Reads to me like your wife not only trust you, but the relationship you have together. It also seems to be she is confident in herself, albeit quietly, and knows you care deeply for her. Hence the lack of concern she has about you having an "affair" with one of your models. Or......she just keeps all her fears buried deep inside and isnt the type to share her feelings. Either way, cherish the gift you got and dont throw her away. Great work btw.

Very valid point about the jealousy - being a second shooter should happen before considering marriage lol.

I have taught my husband a few things, still lots to teach him, but he has been my assistant many times (holding my gear, etc). I also have had him second shoot with me 3x so far. He thought he would hate it and thought that he had no creative side to him, but when I had him being my assistant he came up with great pose ideas and that is when I knew he had more of a creative side then he thought. I don't do many weddings as that isn't what I specialize in, but I love having him as my second shooter or even as my assistant. I only do photography part time for now as I this past year was only my 1st full year as a business, but the goal is to become full time and I would love for my husband to work right along with me. He is also much better at the "actual" business part of things, so we balance each other out really well. I think there are so many benefits to this. I assume most partners vibe well together & know each other pretty well, I think this is a huge advantage in shooting together vs trying to find a second shooter that you can vibe well with.
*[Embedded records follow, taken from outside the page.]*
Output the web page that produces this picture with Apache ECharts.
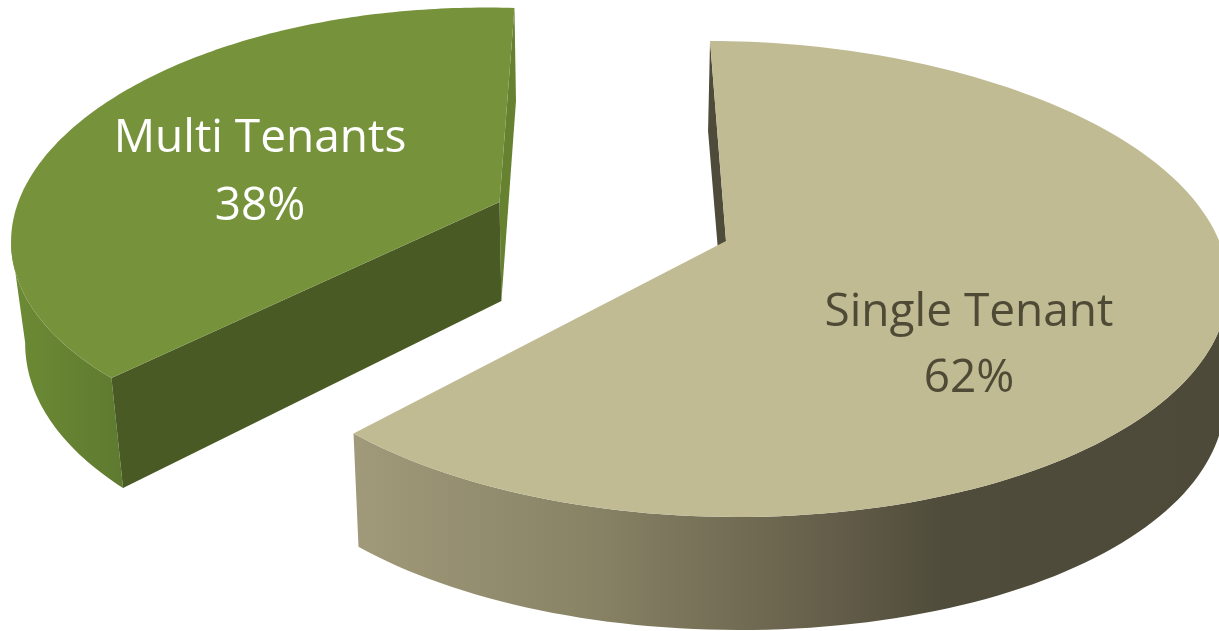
<!DOCTYPE html>
<html>
<head>
<meta charset="utf-8">
<style>html,body{margin:0;padding:0;background:#fff}#chart{width:1219px;height:631px}</style>
<script src="https://cdn.jsdelivr.net/npm/echarts@6/dist/echarts.min.js"></script>
</head>
<body>
<div id="chart"></div>
<script>
// Tenancy split
const categories = ['Single Tenant', 'Multi Tenants'];
const shareValues = [62, 38];

// Perspective and look of each exploded slice
const sliceLayout = {
  'Single Tenant': {
    apex: [726, 241], rx: 489, ry: 232.6, px: 0.19, py: 0.163, shear: 19,
    lift: 10.5, liftPower: 3,
    depth: [109, 11.5, -7.5], floorScale: 0.992, floorShift: 0.27, floorTilt: 2.37,
    top: '#c0bb93', startFace: '#4f4b3a', endFace: null, wallFacing: 'right',
    wall: { x: 355, x2: 1219, stops: [[0, '#a09a7a'], [0.25, '#8b8568'], [0.5, '#6b654f'], [0.68, '#504c3b'], [1, '#4e4a39']] },
    text: '#4f4a36', labelX: 969, labelY: [313, 379]
  },
  'Multi Tenants': {
    apex: [499.5, 202], rx: 478, ry: 218.9, px: 0.17, py: 0.128, shear: -17.5,
    lift: 9, liftPower: 1,
    depth: [99, 11.26, 5.26], floorScale: 0.975, floorShift: 1.9, floorTilt: 0,
    top: '#76933c', startFace: '#4a5a25', endFace: '#66812f', wallFacing: 'left',
    wall: { x: 11, x2: 125, stops: [[0, '#6d8b35'], [1, '#5e7a30']] },
    text: '#ffffff', labelX: 260, labelY: [139, 207]
  }
};
const labelFont = '46px "Open Sans", sans-serif';

const total = shareValues.reduce((a, b) => a + b, 0);

// Project a rim angle onto the slice's tilted top face
function rimPoint(lay, deg, frac) {
  const t = deg * Math.PI / 180;
  const u = Math.sin(t), v = -Math.cos(t);
  const lift = lay.lift * Math.pow(Math.sin(Math.PI * frac), lay.liftPower);
  return [
    lay.apex[0] + (lay.rx * u + lay.shear * v) / (1 - lay.px * v),
    lay.apex[1] + lay.ry * v / (1 - lay.py * v) - lift,
    v
  ];
}
// Drop a top-face point to the underside of the slab
function toFloor(lay, p, v) {
  const h = lay.depth[0] + lay.depth[1] * v + lay.depth[2] * v * v;
  return [
    lay.apex[0] + (p[0] - lay.apex[0]) * lay.floorScale + lay.floorShift + lay.floorTilt * v,
    p[1] + h
  ];
}
function rimArc(lay, from, to) {
  const pts = [];
  const n = 160;
  for (let i = 0; i <= n; i++) pts.push(rimPoint(lay, from + (to - from) * i / n, i / n));
  return pts;
}
function face(points, fill) {
  return { type: 'polygon', shape: { points: points }, style: { fill: fill, stroke: null } };
}

function renderSlice(params, api) {
  const idx = params.dataIndex;
  const name = categories[idx];
  const value = api.value(0);
  const lay = sliceLayout[name];
  let before = 0;
  for (let i = 0; i < idx; i++) before += shareValues[i];
  const a0 = before / total * 360;
  const a1 = (before + value) / total * 360;

  const arc = rimArc(lay, a0, a1);
  const rim = arc.map(p => [p[0], p[1]]);
  const floor = arc.map(p => toFloor(lay, p, p[2]));
  const apexFloor = toFloor(lay, lay.apex, 0);

  // Only the part of the curved wall between the silhouette point and the near corner shows
  const xs = rim.map(p => p[0]);
  const turn = lay.wallFacing === 'left' ? xs.indexOf(Math.min(...xs)) : xs.indexOf(Math.max(...xs));
  const wallRim = lay.wallFacing === 'left' ? rim.slice(0, turn + 1) : rim.slice(turn);
  const wallFloor = lay.wallFacing === 'left' ? floor.slice(0, turn + 1) : floor.slice(turn);

  const grad = new echarts.graphic.LinearGradient(lay.wall.x, 0, lay.wall.x2, 0,
    lay.wall.stops.map(s => ({ offset: s[0], color: s[1] })), true);

  const kids = [face(wallRim.concat(wallFloor.slice().reverse()), grad)];
  if (lay.endFace) kids.push(face([rim[rim.length - 1], floor[floor.length - 1], apexFloor, lay.apex], lay.endFace));
  if (lay.startFace) kids.push(face([rim[0], floor[0], apexFloor, lay.apex], lay.startFace));
  kids.push(face(rim.concat([lay.apex]), lay.top));

  [name, Math.round(value / total * 100) + '%'].forEach((line, i) => {
    kids.push({
      type: 'text',
      style: {
        text: line, x: lay.labelX, y: lay.labelY[i], fill: lay.text,
        font: labelFont, textAlign: 'center', textVerticalAlign: 'middle'
      }
    });
  });
  return { type: 'group', children: kids };
}

const chart = echarts.init(document.getElementById('chart'), null, { renderer: 'canvas' });
chart.setOption({
  animation: false,
  backgroundColor: '#ffffff',
  series: [{
    type: 'custom',
    coordinateSystem: 'none',
    silent: true,
    renderItem: renderSlice,
    data: shareValues.map((v, i) => ({ name: categories[i], value: [v] }))
  }]
});
</script>
</body>
</html>
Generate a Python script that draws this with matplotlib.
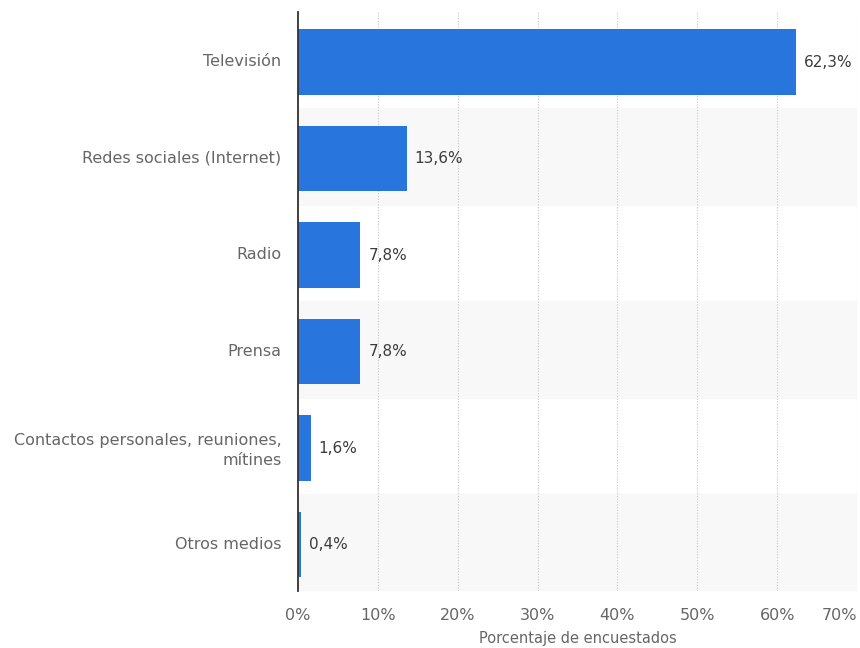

We initially started our consumer photography brand with the intention of my wife working as a second shooter, however, we found that it would be more successful if she focused on correspondence, albums, and editing rather than shooting. As we progressed, we are very happy with that decision because as we had children, my wife no longer had any desire to spend all day Saturday and sometimes Sunday out shooting weddings. With her focus on the editing and correspondence side, she can stay home with the children, which is her preference.

That's a great way of working together! I know a few couples who do exactly the same and it works great for them.

I used my then-SO for wedding help but except giving her my third body and a 480 EX II and saying "Get what you can when you can if you can" I did not use her for any real or strategic shooting. On the other hand, she made huge contributions in staging and posing ideas.